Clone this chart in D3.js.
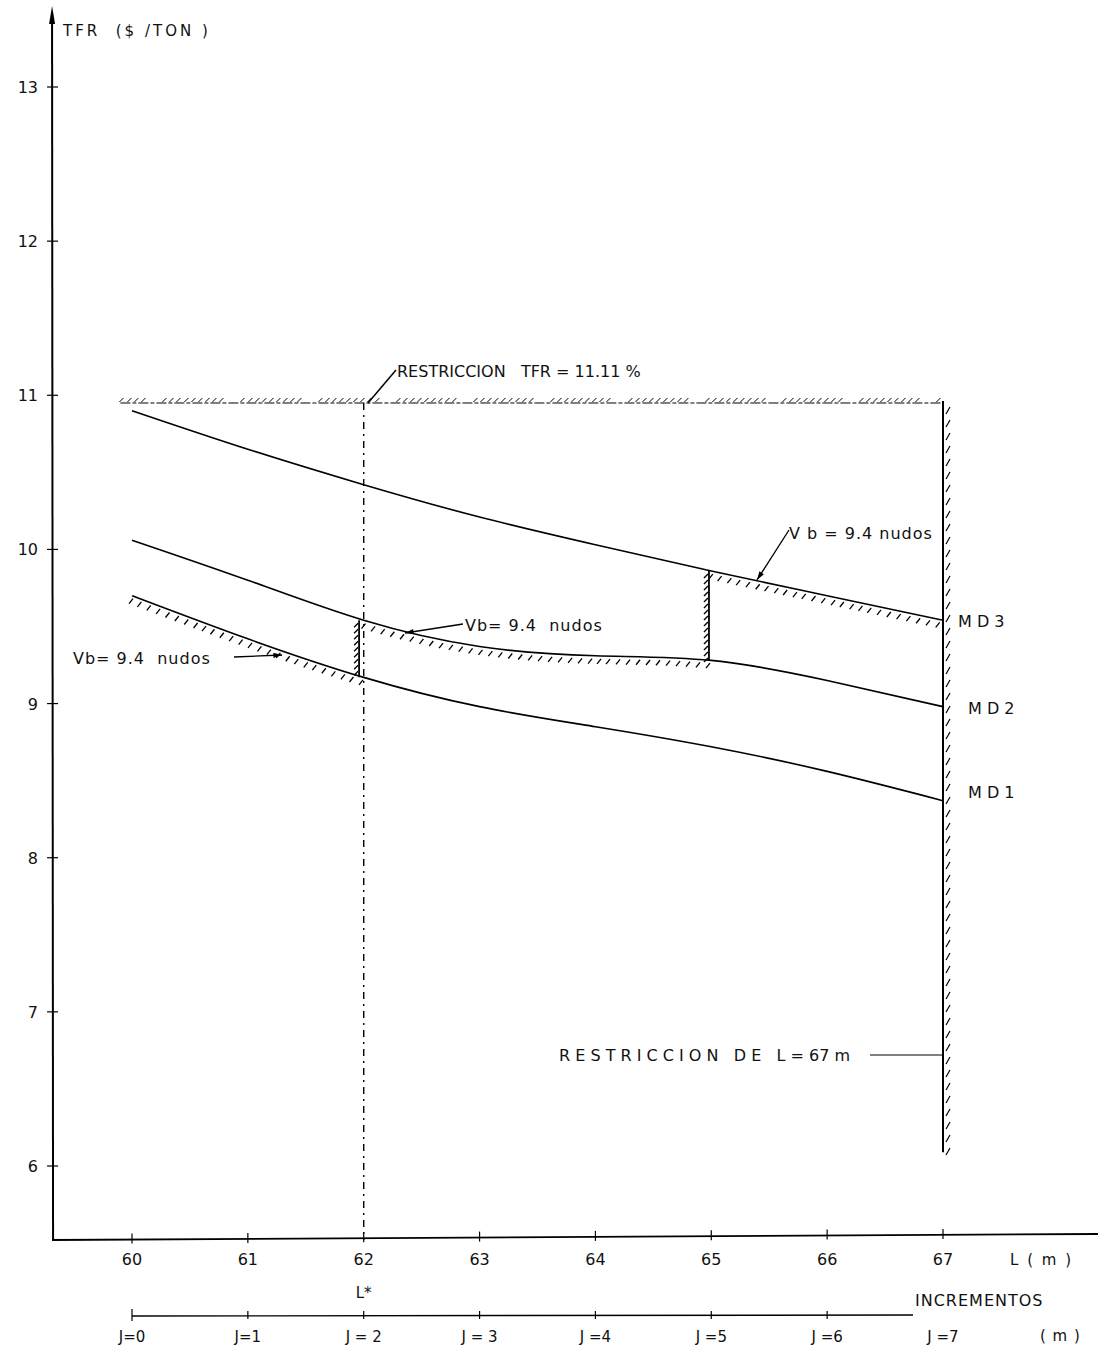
<!DOCTYPE html>
<html>
<head>
<meta charset="utf-8">
<script src="https://cdn.jsdelivr.net/npm/d3@7"></script>
<style>
  body { margin: 0; background: #fff; }
  svg text { font-family: "DejaVu Sans", sans-serif; fill: #111; white-space: pre; }
</style>
</head>
<body>
<div id="chart"></div>
<script>
// datos
const lengths = [60, 61, 62, 63, 64, 65, 66, 67];
const md3 = [10.90, 10.65, 10.42, 10.21, 10.03, 9.86, 9.70, 9.54];
const md2 = [10.06, 9.80, 9.54, 9.37, 9.31, 9.28, 9.15, 8.98];
const md1 = [9.70, 9.42, 9.17, 8.98, 8.85, 8.72, 8.56, 8.37];
const yTicks = [6, 7, 8, 9, 10, 11, 12, 13];
const xTicks = [60, 61, 62, 63, 64, 65, 66, 67];
const increments = ["J=0", "J=1", "J = 2", "J = 3", "J =4", "J =5", "J =6", "J =7"];
const tfrLimit = 10.95;      // restricción TFR
const lengthLimit = 67;      // restricción de L
const lengthLimitLow = 6.09;
const lStar = 62;
const switchPoints = [62, 65]; // cambios de velocidad Vb = 9.4 nudos

const W = 1098, H = 1346;
const svg = d3.select("#chart").append("svg").attr("width", W).attr("height", H);

const x = d3.scaleLinear().domain([60, 67]).range([132, 943]);
const y = d3.scaleLinear().domain([6, 13]).range([1166, 87]);
const x0 = x(59.31), yBase = 1240;

// ejes
svg.append("line").attr("x1", x0).attr("y1", 12).attr("x2", x0 + 1).attr("y2", yBase)
  .attr("stroke", "#000").attr("stroke-width", 2);
svg.append("path").attr("d", `M${x0 - 3},24 L${x0},6 L${x0 + 3},24 Z`).attr("fill", "#000");
svg.append("line").attr("x1", x0).attr("y1", yBase).attr("x2", W).attr("y2", yBase - 6)
  .attr("stroke", "#000").attr("stroke-width", 1.8);

const yAxisG = svg.append("g");
yTicks.forEach(t => {
  yAxisG.append("line").attr("x1", x0 - 5).attr("x2", x0 + 6).attr("y1", y(t)).attr("y2", y(t))
    .attr("stroke", "#000").attr("stroke-width", 1.2);
  yAxisG.append("text").attr("x", x0 - 14).attr("y", y(t) + 6).attr("text-anchor", "end")
    .attr("font-size", 16).text(t);
});

const tilt = d => yBase - 6 * (x(d) - x0) / (W - x0);
xTicks.forEach(t => {
  svg.append("line").attr("x1", x(t)).attr("x2", x(t)).attr("y1", tilt(t) - 6).attr("y2", tilt(t) + 4)
    .attr("stroke", "#000").attr("stroke-width", 1.2);
  svg.append("text").attr("x", x(t)).attr("y", 1265).attr("text-anchor", "middle")
    .attr("font-size", 16).text(t);
});
svg.append("text").attr("x", 1010).attr("y", 1265).attr("font-size", 15)
  .attr("letter-spacing", 2).text("L ( m )");

svg.append("text").attr("x", 63).attr("y", 36).attr("font-size", 15)
  .attr("letter-spacing", 3).text("TFR  ($ /TON )");

// eje de incrementos
const yInc = 1316;
svg.append("line").attr("x1", x(60)).attr("x2", x(67) - 30).attr("y1", yInc).attr("y2", yInc - 1)
  .attr("stroke", "#000").attr("stroke-width", 1.4);
increments.forEach((lab, i) => {
  const px = x(lengths[i]);
  if (i < 7) {
    svg.append("line").attr("x1", px).attr("x2", px).attr("y1", yInc - (i === 0 ? 7 : 5)).attr("y2", yInc + (i === 0 ? 5 : 3))
      .attr("stroke", "#000").attr("stroke-width", 1.2);
  }
  svg.append("text").attr("x", px).attr("y", 1342).attr("text-anchor", "middle")
    .attr("font-size", 15).text(lab);
});
svg.append("text").attr("x", 1040).attr("y", 1341).attr("font-size", 15)
  .attr("letter-spacing", 1).text("( m )");
svg.append("text").attr("x", 915).attr("y", 1306).attr("font-size", 16)
  .attr("letter-spacing", 1).text("INCREMENTOS");
svg.append("text").attr("x", x(lStar) - 8).attr("y", 1298).attr("font-size", 15).text("L*");

// línea L* (trazo y punto)
svg.append("line").attr("x1", x(lStar)).attr("x2", x(lStar)).attr("y1", y(tfrLimit)).attr("y2", yBase)
  .attr("stroke", "#000").attr("stroke-width", 1.4).attr("stroke-dasharray", "7,5,2,5");

// curvas
const line = d3.line().x((d, i) => x(lengths[i])).y(d => y(d)).curve(d3.curveNatural);
const curves = [md1, md2, md3].map(s =>
  svg.append("path").datum(s).attr("d", line).attr("fill", "none")
    .attr("stroke", "#000").attr("stroke-width", 1.6).node());

// rayado a lo largo de un trayecto
function hatchAlong(node, from, to, step, d1, d2, sw, skip) {
  const total = node.getTotalLength();
  const g = svg.append("g").attr("stroke", "#000").attr("stroke-width", sw || 1.3);
  let last = null, k = 0;
  for (let l = 0; l <= total; l += 1) {
    const p = node.getPointAtLength(l);
    if (p.x < x(from) || p.x > x(to)) continue;
    if (last && Math.hypot(p.x - last.x, p.y - last.y) < step) continue;
    last = p; k++;
    if (skip && skip(k)) continue;
    g.append("line").attr("x1", p.x + d1[0]).attr("y1", p.y + d1[1])
      .attr("x2", p.x + d2[0]).attr("y2", p.y + d2[1]);
  }
}
hatchAlong(curves[0], 60, switchPoints[0], 9, [1, 3], [-3, 8]);
hatchAlong(curves[1], switchPoints[0], switchPoints[1], 9, [1, 3], [-3, 8]);
hatchAlong(curves[2], switchPoints[1], lengthLimit, 9, [1, 3], [-3, 8]);

// tramos verticales entre curvas
const vert = (lx, lo, hi) => svg.append("line").attr("x1", x(lx)).attr("x2", x(lx)).attr("y1", y(lo)).attr("y2", y(hi))
  .attr("stroke", "#000").attr("stroke-width", 1.8).node();
const v1 = vert(61.96, md1[2], md2[2]);
const v2 = vert(64.98, md2[5], md3[5]);
[[v1, 61.96], [v2, 64.98]].forEach(([n, lx]) => {
  const g = svg.append("g").attr("stroke", "#000").attr("stroke-width", 1.3);
  const y1 = +n.getAttribute("y1"), y2 = +n.getAttribute("y2");
  for (let yy = Math.min(y1, y2) + 4; yy < Math.max(y1, y2); yy += 6) {
    g.append("line").attr("x1", x(lx) - 5).attr("y1", yy + 3).attr("x2", x(lx) - 1).attr("y2", yy - 1);
  }
});

// restricción TFR
const restr = svg.append("line").attr("x1", x(59.9)).attr("x2", x(lengthLimit)).attr("y1", y(tfrLimit)).attr("y2", y(tfrLimit))
  .attr("stroke", "#000").attr("stroke-width", 1).attr("stroke-dasharray", "10,2,4,2").node();
hatchAlong(restr, 59.9, lengthLimit, 7, [-2, -1], [2, -5], 1, k => k % 11 === 5 || k % 11 === 6);

// restricción de L
svg.append("line").attr("x1", x(lengthLimit)).attr("x2", x(lengthLimit))
  .attr("y1", y(tfrLimit) - 2).attr("y2", y(lengthLimitLow))
  .attr("stroke", "#000").attr("stroke-width", 2);
{
  const g = svg.append("g").attr("stroke", "#000").attr("stroke-width", 1.2);
  for (let yy = y(tfrLimit) + 6; yy < y(lengthLimitLow); yy += 13) {
    g.append("line").attr("x1", x(lengthLimit) + 3).attr("y1", yy + 5).attr("x2", x(lengthLimit) + 7).attr("y2", yy - 2);
  }
}

// etiquetas
const lab = (tx, ty, t, ls) => svg.append("text").attr("x", tx).attr("y", ty).attr("font-size", 16)
  .attr("letter-spacing", ls === undefined ? 1 : ls).text(t);
lab(x(lengthLimit) + 15, y(md3[7]) + 7, "M D 3", 0);
lab(x(lengthLimit) + 25, y(md2[7]) + 7, "M D 2", 0);
lab(x(lengthLimit) + 25, y(md1[7]) - 3, "M D 1", 0);

lab(397, 377, "RESTRICCION   TFR = 11.11 %", 0);
svg.append("line").attr("x1", 396).attr("y1", 370).attr("x2", 368).attr("y2", y(tfrLimit))
  .attr("stroke", "#000").attr("stroke-width", 1.5);

lab(559, 1061, "R E S T R I C C I O N   D E   L = 67 m", 0);
svg.append("line").attr("x1", 870).attr("x2", x(lengthLimit)).attr("y1", 1055).attr("y2", 1055)
  .attr("stroke", "#000").attr("stroke-width", 1.2);

const arrowTo = (x1, y1, x2, y2) => {
  svg.append("line").attr("x1", x1).attr("y1", y1).attr("x2", x2).attr("y2", y2)
    .attr("stroke", "#000").attr("stroke-width", 1.3);
  const a = Math.atan2(y2 - y1, x2 - x1), L = 9, s = 0.3;
  svg.append("path").attr("d", `M${x2},${y2} L${x2 - L * Math.cos(a - s)},${y2 - L * Math.sin(a - s)} L${x2 - L * Math.cos(a + s)},${y2 - L * Math.sin(a + s)} Z`)
    .attr("fill", "#000");
};
lab(73, 664, "Vb= 9.4  nudos");
arrowTo(234, 657, 282, 655);
lab(465, 631, "Vb= 9.4  nudos");
arrowTo(463, 624, 405, 633);
lab(789, 539, "V b = 9.4 nudos");
arrowTo(789, 530, 757, 580);
</script>
</body>
</html>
· · ·
WRITTEN INSTRUCTION:
Repeat the listing above up to and including the line with "const x0 = x(59.31), yBase = 1240;", starting from its first line. Drop any pictures.

RESULT OF THIS TASK:
Clone this chart in D3.js.
<!DOCTYPE html>
<html>
<head>
<meta charset="utf-8">
<script src="https://cdn.jsdelivr.net/npm/d3@7"></script>
<style>
  body { margin: 0; background: #fff; }
  svg text { font-family: "DejaVu Sans", sans-serif; fill: #111; white-space: pre; }
</style>
</head>
<body>
<div id="chart"></div>
<script>
// datos
const lengths = [60, 61, 62, 63, 64, 65, 66, 67];
const md3 = [10.90, 10.65, 10.42, 10.21, 10.03, 9.86, 9.70, 9.54];
const md2 = [10.06, 9.80, 9.54, 9.37, 9.31, 9.28, 9.15, 8.98];
const md1 = [9.70, 9.42, 9.17, 8.98, 8.85, 8.72, 8.56, 8.37];
const yTicks = [6, 7, 8, 9, 10, 11, 12, 13];
const xTicks = [60, 61, 62, 63, 64, 65, 66, 67];
const increments = ["J=0", "J=1", "J = 2", "J = 3", "J =4", "J =5", "J =6", "J =7"];
const tfrLimit = 10.95;      // restricción TFR
const lengthLimit = 67;      // restricción de L
const lengthLimitLow = 6.09;
const lStar = 62;
const switchPoints = [62, 65]; // cambios de velocidad Vb = 9.4 nudos

const W = 1098, H = 1346;
const svg = d3.select("#chart").append("svg").attr("width", W).attr("height", H);

const x = d3.scaleLinear().domain([60, 67]).range([132, 943]);
const y = d3.scaleLinear().domain([6, 13]).range([1166, 87]);
const x0 = x(59.31), yBase = 1240;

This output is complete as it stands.